Should the statutory mandate that obliges the Ministry of Finance to publish quarterly assessments of the rupee’s exposure to geopolitical contingencies be expanded to encompass real‑time disclosures of oil‑import cost fluctuations, thereby granting parliamentarians and the broader electorate a clearer gauge of the fiscal repercussions emanating from distant diplomatic negotiations, and would such heightened transparency not only restrain speculative excesses but also compel executive agencies to calibrate contingency reserves in alignment with measurable market signals rather than with conjectural forecasts? Might the existing framework governing foreign‑exchange market interventions, which currently activates only upon breaching predetermined volatility bands, be re‑examined to ascertain whether it inadvertently shelters large corporates from immediate price discovery, thus allowing them to defer the passage of genuine cost burdens onto consumers under the pretext of temporary market turbulence, and would a more continuous monitoring mechanism not only enhance market integrity but also safeguard the public interest against opaque pricing strategies?

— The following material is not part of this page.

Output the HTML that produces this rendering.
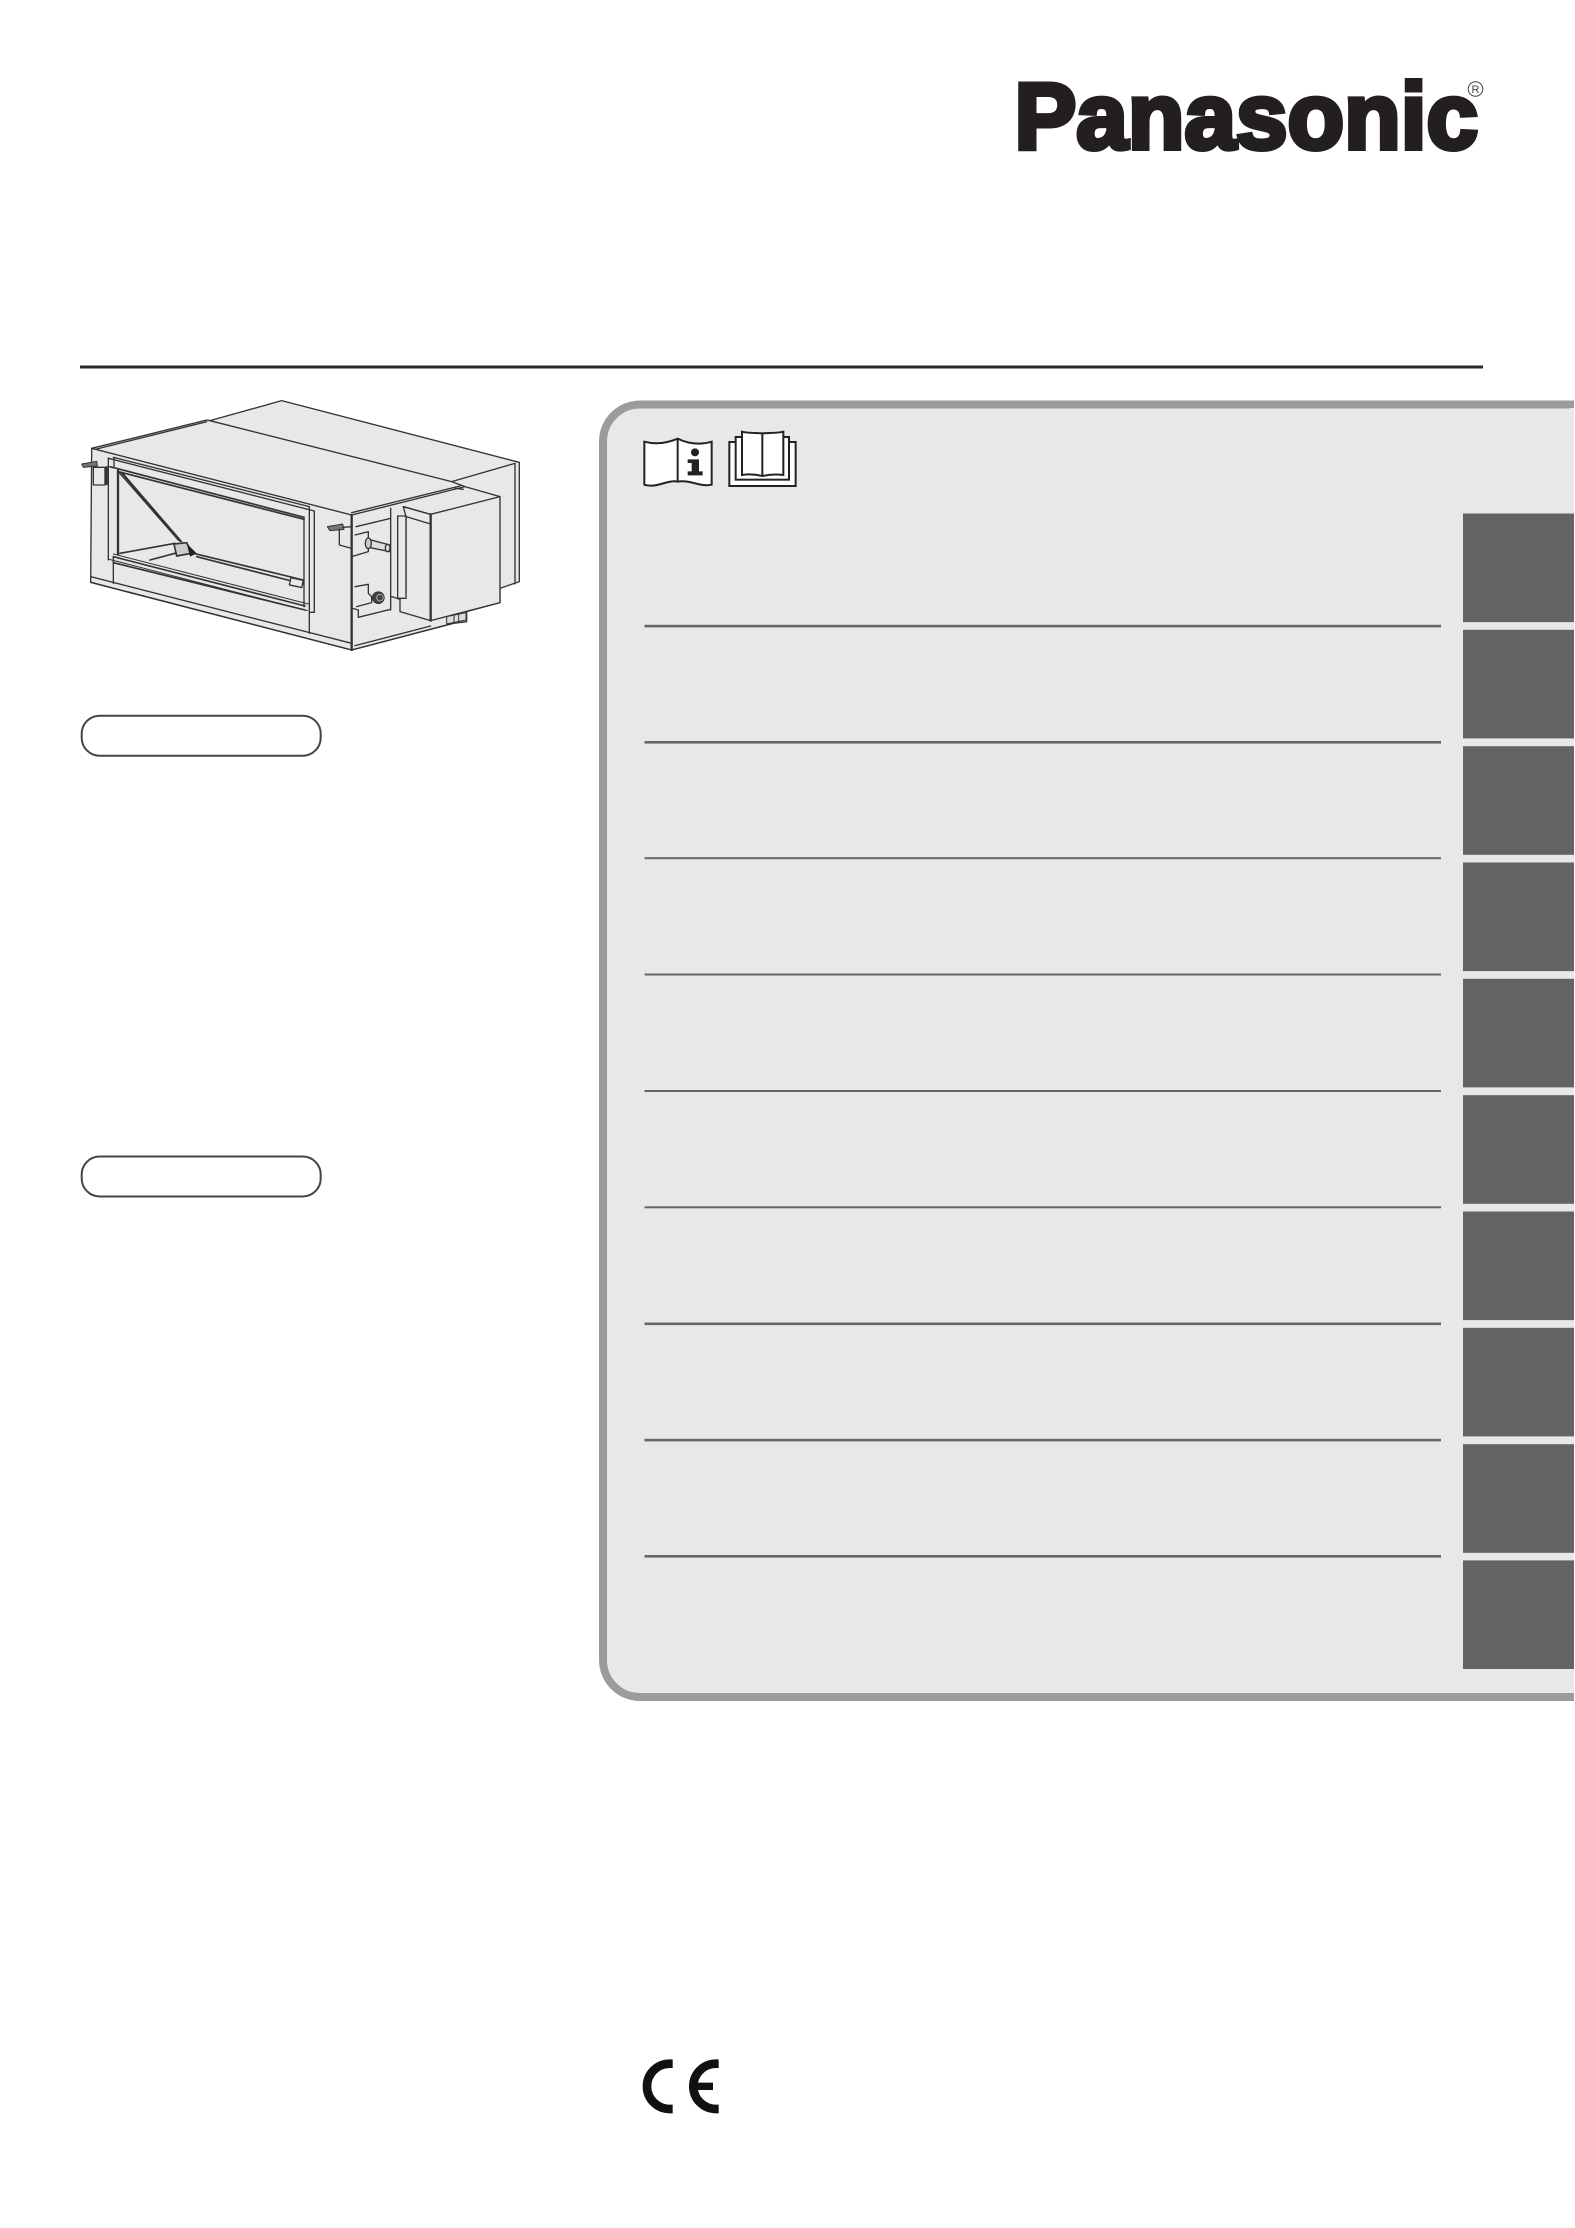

Could the prevailing practice whereby state‑owned enterprises receive ad‑hoc subsidies to offset short‑term exchange‑rate pressures be restructured into a transparent, legislatively vetted scheme that delineates clear performance metrics, thereby preventing the erosion of public treasury resources while simultaneously ensuring that such financial assistance does not become a conduit for fiscal imprudence disguised as market stabilization, and whether the attendant accountability mechanisms could be fortified by mandating periodic parliamentary reviews and independent audits to preclude the diffusion of responsibility among multiple ministries? Is it not incumbent upon the Securities and Exchange Board of India, in concert with the Competition Commission, to devise rigorous disclosure requirements for firms whose profit margins are directly influenced by volatile foreign‑exchange rates, thereby enabling consumers to make informed choices and obligating corporations to bear the true cost of geopolitical risk rather than obscuring it behind opaque accounting conventions, and whether failure to impose such standards might perpetuate a systemic bias that privileges large conglomerates at the expense of the average citizen whose purchasing power is eroded by unseen currency swings?